A senior United Nations military adviser says he hopes to have a 15,000-strong peacekeeping force in Liberia by mid-November. A Security Council vote authorizing the force is expected next week.
The international community is responding well to a call for troops to man the planned U.N. peacekeeping force in Liberia. That was the word Thursday from Major General Patrick Cammaert, military adviser for U.N. peacekeeping operations.
General Cammaert was reluctant to say which countries are potential contributors, saying the negotiations are at a critical stage. But he did say India and Pakistan are among those that may send troops.

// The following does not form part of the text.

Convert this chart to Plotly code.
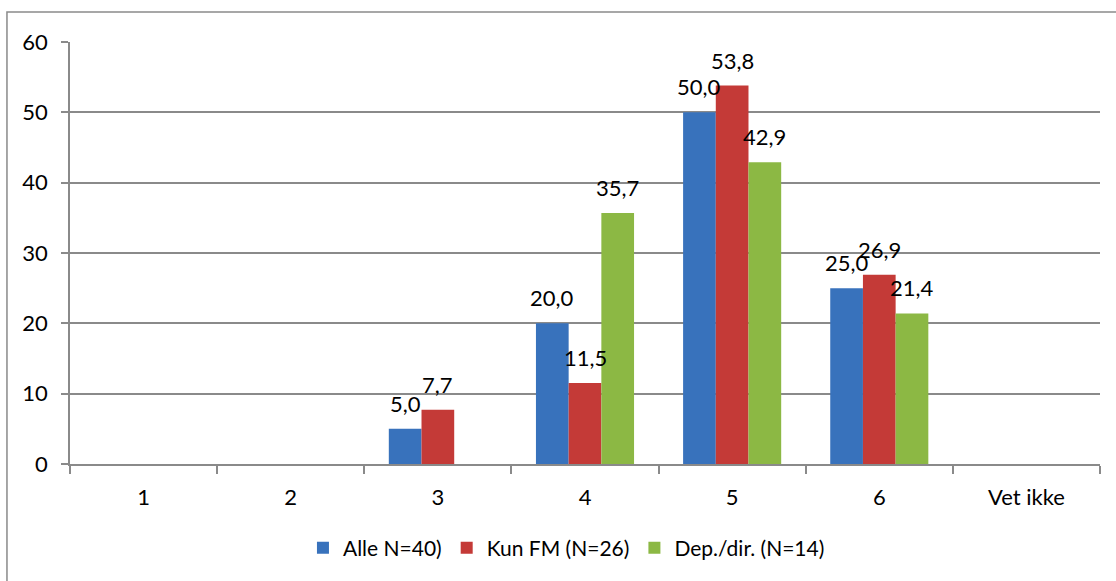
import plotly.graph_objects as go

# Answer categories (scale 1-6 plus "don't know")
categories = ["1", "2", "3", "4", "5", "6", "Vet ikke"]

# Share of respondents (%) per group; None = no answers in that category
alle = [None, None, 5.0, 20.0, 50.0, 25.0, None]
kun_fm = [None, None, 7.7, 11.5, 53.8, 26.9, None]
dep_dir = [None, None, None, 35.7, 42.9, 21.4, None]

series_names = ["Alle N=40)", "Kun FM (N=26)", "Dep./dir. (N=14)"]
series_values = [alle, kun_fm, dep_dir]
series_colors = ["#3872BC", "#C43A37", "#8CB844"]

y_ticks = [0, 10, 20, 30, 40, 50, 60]

FONT = "Lato, 'Open Sans', sans-serif"
GRID = "#8A8A8A"
BARGAP = 1 / 3

fig = go.Figure()
for name, vals, color in zip(series_names, series_values, series_colors):
    fig.add_trace(go.Bar(
        x=categories,
        y=vals,
        name=name,
        marker=dict(color=color, line=dict(width=0)),
    ))

# Value labels above each bar, centred on the bar inside its group
n = len(series_values)
bar_w = (1 - BARGAP) / n
annotations = []
for i, vals in enumerate(series_values):
    offset = (i - (n - 1) / 2) * bar_w
    for j, v in enumerate(vals):
        if v is None:
            continue
        annotations.append(dict(
            x=j + offset, y=v, xref="x", yref="y",
            text=f"{v:.1f}".replace(".", ","),
            showarrow=False, yanchor="bottom", xanchor="center",
            yshift=10, font=dict(family=FONT, size=22, color="#000000"),
        ))

fig.update_layout(
    width=1116, height=581,
    margin=dict(l=70, r=16, t=42, b=117),
    paper_bgcolor="white", plot_bgcolor="white",
    barmode="group", bargap=BARGAP, bargroupgap=0,
    font=dict(family=FONT, size=22, color="#000000"),
    separators=",.",
    showlegend=True,
    legend=dict(
        orientation="h", x=0.482, xanchor="center", y=-0.199, yanchor="middle",
        font=dict(family=FONT, size=21, color="#000000"),
        itemwidth=30, traceorder="normal",
    ),
    annotations=annotations,
    shapes=[dict(
        type="rect", xref="paper", yref="paper",
        x0=-0.0612, x1=1.03, y0=-0.33, y1=1.0711,
        line=dict(color=GRID, width=1.5), fillcolor="rgba(0,0,0,0)", layer="below",
    )],
)

fig.update_xaxes(
    type="category", categoryorder="array", categoryarray=categories,
    range=[-0.5, len(categories) - 0.5],
    showgrid=False, zeroline=False,
    showline=True, linecolor=GRID, linewidth=1.5,
    ticks="outside", tickson="boundaries", ticklen=8, tickcolor=GRID, tickwidth=1.5,
    ticklabelstandoff=13,
)
fig.update_yaxes(
    range=[0, 60], tickvals=y_ticks,
    showgrid=True, gridcolor=GRID, gridwidth=1.5, zeroline=False,
    showline=True, linecolor=GRID, linewidth=1.5,
    ticks="outside", ticklen=7, tickcolor=GRID, tickwidth=1.5,
    ticklabelstandoff=9,
)

fig.write_html("out.html")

The Dutch general said he will travel to Liberia next week to assess the state of the current 3,000-strong West African peacekeeping force currently on the ground. If qualified, these mostly Nigerian troops would be transformed into blue-helmeted U.N. peacekeepers, effectively becoming the backbone of the new force.
The Security Council is likely to vote on authorizing the force late next week, with the U.N. assuming responsibility for peacekeeping on October first. General Cammaert said the lesson learned from past peacekeeping missions is to get as many people on the ground as quickly as possible.
"One of the lessons learned is the need to avoid a kind of incremental approach," he said. "You remember when UNUMCIL in Sierra Leone was started, there was 5,000 and the situation deteriorated and another 5,000 and then it went up to 17,800. We try to avoid it. As I said, penny wise and pound foolish. It's better to do it immediately, properly, at beginning. Because it shortens the mission and in the end it is much cheaper.
He said he hopes to have a proper force in place by mid-November.
General Cammaert said the United States is considering sending a contingent of staff officers to the peacekeeping force. The role of those troops, however, would likely be limited to training a small Liberian army.